> _What you should do_: From the entries below, print exactly the span beginning with the line holding "Clone this chart in Apache ECharts." and ending with the line holding "var yName = 'Число анализов';", endpoints included, and skip any pictures.

#### Records shown ####

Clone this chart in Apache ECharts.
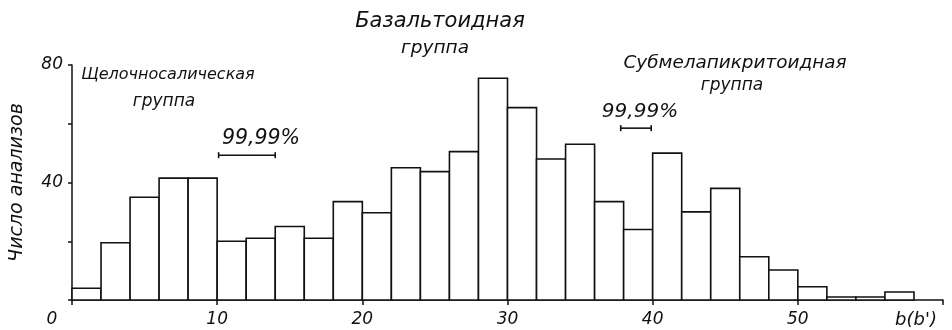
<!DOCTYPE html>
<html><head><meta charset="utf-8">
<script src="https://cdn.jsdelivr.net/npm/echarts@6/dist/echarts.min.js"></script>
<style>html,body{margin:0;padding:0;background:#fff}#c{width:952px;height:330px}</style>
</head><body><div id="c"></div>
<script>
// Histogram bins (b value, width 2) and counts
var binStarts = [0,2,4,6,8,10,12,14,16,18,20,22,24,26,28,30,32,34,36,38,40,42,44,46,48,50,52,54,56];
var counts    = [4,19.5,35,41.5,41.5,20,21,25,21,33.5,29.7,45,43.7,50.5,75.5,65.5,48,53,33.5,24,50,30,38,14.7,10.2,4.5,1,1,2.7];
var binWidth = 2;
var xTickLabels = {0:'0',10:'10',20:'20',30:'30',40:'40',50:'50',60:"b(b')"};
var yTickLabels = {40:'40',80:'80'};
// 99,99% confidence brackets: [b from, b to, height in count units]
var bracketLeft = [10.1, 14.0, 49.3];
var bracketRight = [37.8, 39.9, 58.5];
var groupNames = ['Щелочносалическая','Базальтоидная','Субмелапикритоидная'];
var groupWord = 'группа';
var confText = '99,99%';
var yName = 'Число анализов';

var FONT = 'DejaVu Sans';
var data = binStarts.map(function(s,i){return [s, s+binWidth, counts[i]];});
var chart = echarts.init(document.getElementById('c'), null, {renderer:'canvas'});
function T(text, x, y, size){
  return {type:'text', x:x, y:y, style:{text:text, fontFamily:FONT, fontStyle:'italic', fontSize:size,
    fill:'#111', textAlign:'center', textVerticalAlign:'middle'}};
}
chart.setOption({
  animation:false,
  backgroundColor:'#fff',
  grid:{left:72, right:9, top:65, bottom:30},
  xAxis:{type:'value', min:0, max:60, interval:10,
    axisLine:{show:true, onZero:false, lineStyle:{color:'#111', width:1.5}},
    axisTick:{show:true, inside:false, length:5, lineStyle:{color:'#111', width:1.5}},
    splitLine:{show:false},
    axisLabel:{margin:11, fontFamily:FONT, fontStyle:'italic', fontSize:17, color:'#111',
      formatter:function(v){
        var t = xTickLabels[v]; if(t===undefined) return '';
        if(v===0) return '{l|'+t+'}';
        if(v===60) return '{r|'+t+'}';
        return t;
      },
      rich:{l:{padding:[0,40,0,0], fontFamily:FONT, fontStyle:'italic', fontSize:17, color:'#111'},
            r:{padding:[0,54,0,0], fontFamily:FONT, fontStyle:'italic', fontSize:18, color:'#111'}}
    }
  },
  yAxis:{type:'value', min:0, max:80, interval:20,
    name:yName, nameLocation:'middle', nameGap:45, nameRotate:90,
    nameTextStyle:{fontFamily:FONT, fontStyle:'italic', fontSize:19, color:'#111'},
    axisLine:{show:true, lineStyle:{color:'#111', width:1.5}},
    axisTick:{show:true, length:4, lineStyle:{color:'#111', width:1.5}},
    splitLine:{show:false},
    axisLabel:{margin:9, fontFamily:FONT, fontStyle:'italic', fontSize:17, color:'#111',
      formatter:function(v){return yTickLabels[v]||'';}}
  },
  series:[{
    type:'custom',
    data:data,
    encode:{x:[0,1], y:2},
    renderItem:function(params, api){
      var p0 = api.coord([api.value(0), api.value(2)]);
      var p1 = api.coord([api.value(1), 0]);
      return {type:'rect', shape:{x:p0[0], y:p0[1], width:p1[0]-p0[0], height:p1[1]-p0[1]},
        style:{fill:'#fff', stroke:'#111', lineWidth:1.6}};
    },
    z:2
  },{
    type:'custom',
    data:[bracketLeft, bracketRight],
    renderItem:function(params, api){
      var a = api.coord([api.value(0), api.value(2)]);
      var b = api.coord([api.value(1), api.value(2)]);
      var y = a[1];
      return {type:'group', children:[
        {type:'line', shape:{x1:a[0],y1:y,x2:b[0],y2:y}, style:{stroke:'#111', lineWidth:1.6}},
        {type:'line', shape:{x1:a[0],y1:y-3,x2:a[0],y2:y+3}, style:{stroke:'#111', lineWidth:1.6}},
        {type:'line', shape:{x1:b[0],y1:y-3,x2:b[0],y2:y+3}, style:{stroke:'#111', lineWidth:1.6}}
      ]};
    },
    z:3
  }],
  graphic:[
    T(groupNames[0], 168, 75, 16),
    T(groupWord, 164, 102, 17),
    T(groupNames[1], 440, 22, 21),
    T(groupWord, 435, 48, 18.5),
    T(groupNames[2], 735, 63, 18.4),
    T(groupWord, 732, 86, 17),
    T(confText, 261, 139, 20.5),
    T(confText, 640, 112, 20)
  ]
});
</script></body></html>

####
#### Records shown ####

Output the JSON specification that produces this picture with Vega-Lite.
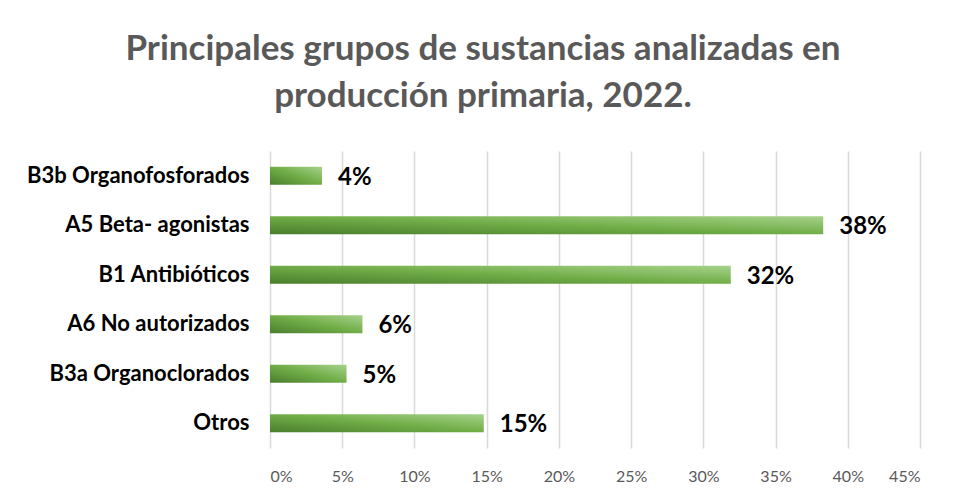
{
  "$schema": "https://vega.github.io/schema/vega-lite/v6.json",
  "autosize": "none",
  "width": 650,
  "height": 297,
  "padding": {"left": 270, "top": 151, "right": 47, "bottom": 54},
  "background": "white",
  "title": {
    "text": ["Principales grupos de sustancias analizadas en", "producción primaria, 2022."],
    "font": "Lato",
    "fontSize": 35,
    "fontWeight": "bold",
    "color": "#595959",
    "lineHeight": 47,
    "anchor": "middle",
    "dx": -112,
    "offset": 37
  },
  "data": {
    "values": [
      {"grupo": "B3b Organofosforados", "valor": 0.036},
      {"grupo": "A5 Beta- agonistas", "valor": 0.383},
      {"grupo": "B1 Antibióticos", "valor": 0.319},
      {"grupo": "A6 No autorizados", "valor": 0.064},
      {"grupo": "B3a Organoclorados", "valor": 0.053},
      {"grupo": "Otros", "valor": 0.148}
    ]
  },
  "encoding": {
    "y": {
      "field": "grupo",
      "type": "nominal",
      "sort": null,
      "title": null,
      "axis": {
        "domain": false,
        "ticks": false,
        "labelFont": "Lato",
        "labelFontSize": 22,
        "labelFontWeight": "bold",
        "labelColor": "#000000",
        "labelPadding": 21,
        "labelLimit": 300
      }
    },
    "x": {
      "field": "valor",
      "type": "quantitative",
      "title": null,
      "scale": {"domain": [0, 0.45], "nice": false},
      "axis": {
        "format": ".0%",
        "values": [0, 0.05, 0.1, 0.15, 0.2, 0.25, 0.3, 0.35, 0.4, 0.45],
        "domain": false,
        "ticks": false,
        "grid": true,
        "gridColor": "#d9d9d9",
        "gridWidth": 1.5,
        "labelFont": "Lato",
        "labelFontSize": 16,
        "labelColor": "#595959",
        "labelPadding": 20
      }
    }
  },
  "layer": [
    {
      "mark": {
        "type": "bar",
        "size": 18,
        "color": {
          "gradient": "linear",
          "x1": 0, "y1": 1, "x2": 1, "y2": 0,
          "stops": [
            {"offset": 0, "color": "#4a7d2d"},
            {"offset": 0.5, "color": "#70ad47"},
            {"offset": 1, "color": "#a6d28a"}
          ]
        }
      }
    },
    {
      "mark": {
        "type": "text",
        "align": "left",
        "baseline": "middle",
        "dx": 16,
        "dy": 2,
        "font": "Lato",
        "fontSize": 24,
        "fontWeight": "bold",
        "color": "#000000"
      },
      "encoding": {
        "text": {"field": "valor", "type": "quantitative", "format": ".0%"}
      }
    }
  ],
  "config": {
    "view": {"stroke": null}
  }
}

####

> _Response to the exercise_:
Clone this chart in Apache ECharts.
<!DOCTYPE html>
<html><head><meta charset="utf-8">
<script src="https://cdn.jsdelivr.net/npm/echarts@6/dist/echarts.min.js"></script>
<style>html,body{margin:0;padding:0;background:#fff}#c{width:952px;height:330px}</style>
</head><body><div id="c"></div>
<script>
// Histogram bins (b value, width 2) and counts
var binStarts = [0,2,4,6,8,10,12,14,16,18,20,22,24,26,28,30,32,34,36,38,40,42,44,46,48,50,52,54,56];
var counts    = [4,19.5,35,41.5,41.5,20,21,25,21,33.5,29.7,45,43.7,50.5,75.5,65.5,48,53,33.5,24,50,30,38,14.7,10.2,4.5,1,1,2.7];
var binWidth = 2;
var xTickLabels = {0:'0',10:'10',20:'20',30:'30',40:'40',50:'50',60:"b(b')"};
var yTickLabels = {40:'40',80:'80'};
// 99,99% confidence brackets: [b from, b to, height in count units]
var bracketLeft = [10.1, 14.0, 49.3];
var bracketRight = [37.8, 39.9, 58.5];
var groupNames = ['Щелочносалическая','Базальтоидная','Субмелапикритоидная'];
var groupWord = 'группа';
var confText = '99,99%';
var yName = 'Число анализов';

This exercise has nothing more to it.